Harold and Nancy started the Annual LeMay Car Show in the late 1970s. Then, it was a small gathering of family friends. In the decades since then, Nancy has continued to host the show as it has grown into a much-anticipated annual event, drawing thousands of people each year.

By 1998, the LeMay family collection was listed in the Guinness Book of World Records as the “Largest Antique & Vintage Vehicle Collection." At that point, the collection held more than 1,900 vehicles. Harold lived just past his 81st birthday, dying in 2000. By then, the couple’s collection was estimated to have over 3,000 cars.

After Harold’s death, Nancy continued to build and maintain their collections. At one point, Harold had hoped to have a museum for his cars so that the public could view them and the collection wouldn’t be broken up after his death. For more than a decade, Nancy LeMay and her family worked to fundraise and build support to open the LeMay - America's Car Museum in downtown Tacoma. Though cars from a number of collections are displayed, Nancy sits on the board for the museum and the LeMay family has donated hundreds of cars to America's Car Museum.

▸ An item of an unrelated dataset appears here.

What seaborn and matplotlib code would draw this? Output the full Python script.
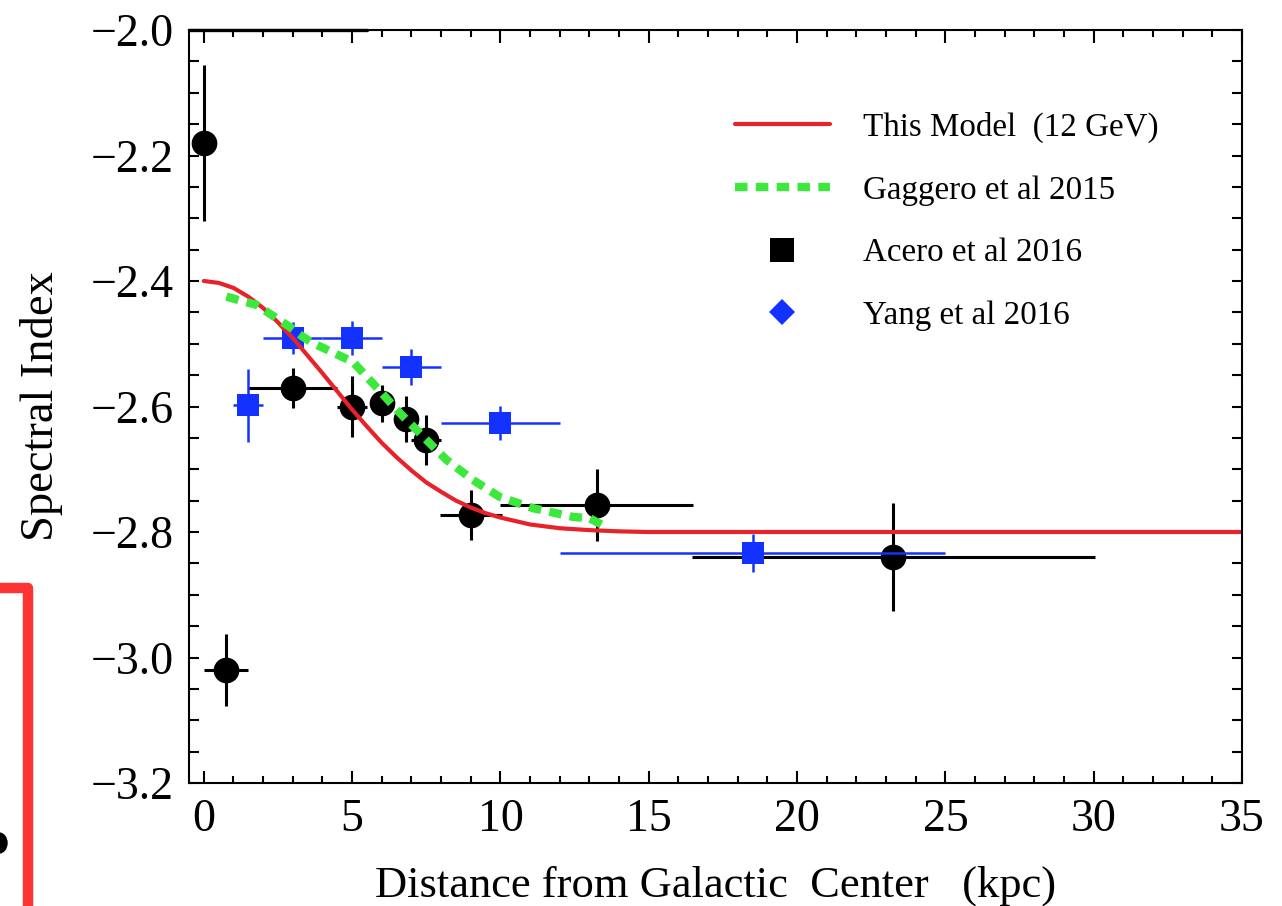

The LeMay Family Collection Foundation is a non-profit started by Nancy LeMay and family in 2010. Directly owned and overseen by the family, this museum houses over 500 cars in 3 buildings and is open to the public for tours 6 days a week. This collection is housed at historic Marymount in Tacoma, Washington.

Nancy has been active in the community in a variety of other ways; she donated $100,000 to Pierce County Parks and Recreation to build the Harold LeMay Skatepark at Sprinker Recreation Center.
On May 28, 2011, Harold and Nancy LeMay were inducted into the Washington State Hot Rod Hall of Fame.
In 2013, Nancy was a recipient of the Lee Iacocca Award, given to honor “a person who, over time, has demonstrated an extraordinary dedication to the classic car hobby through vehicle preservation, club participation, and one who has unselfishly assisted and encouraged others in perpetuating an ‘American Automotive Tradition.’”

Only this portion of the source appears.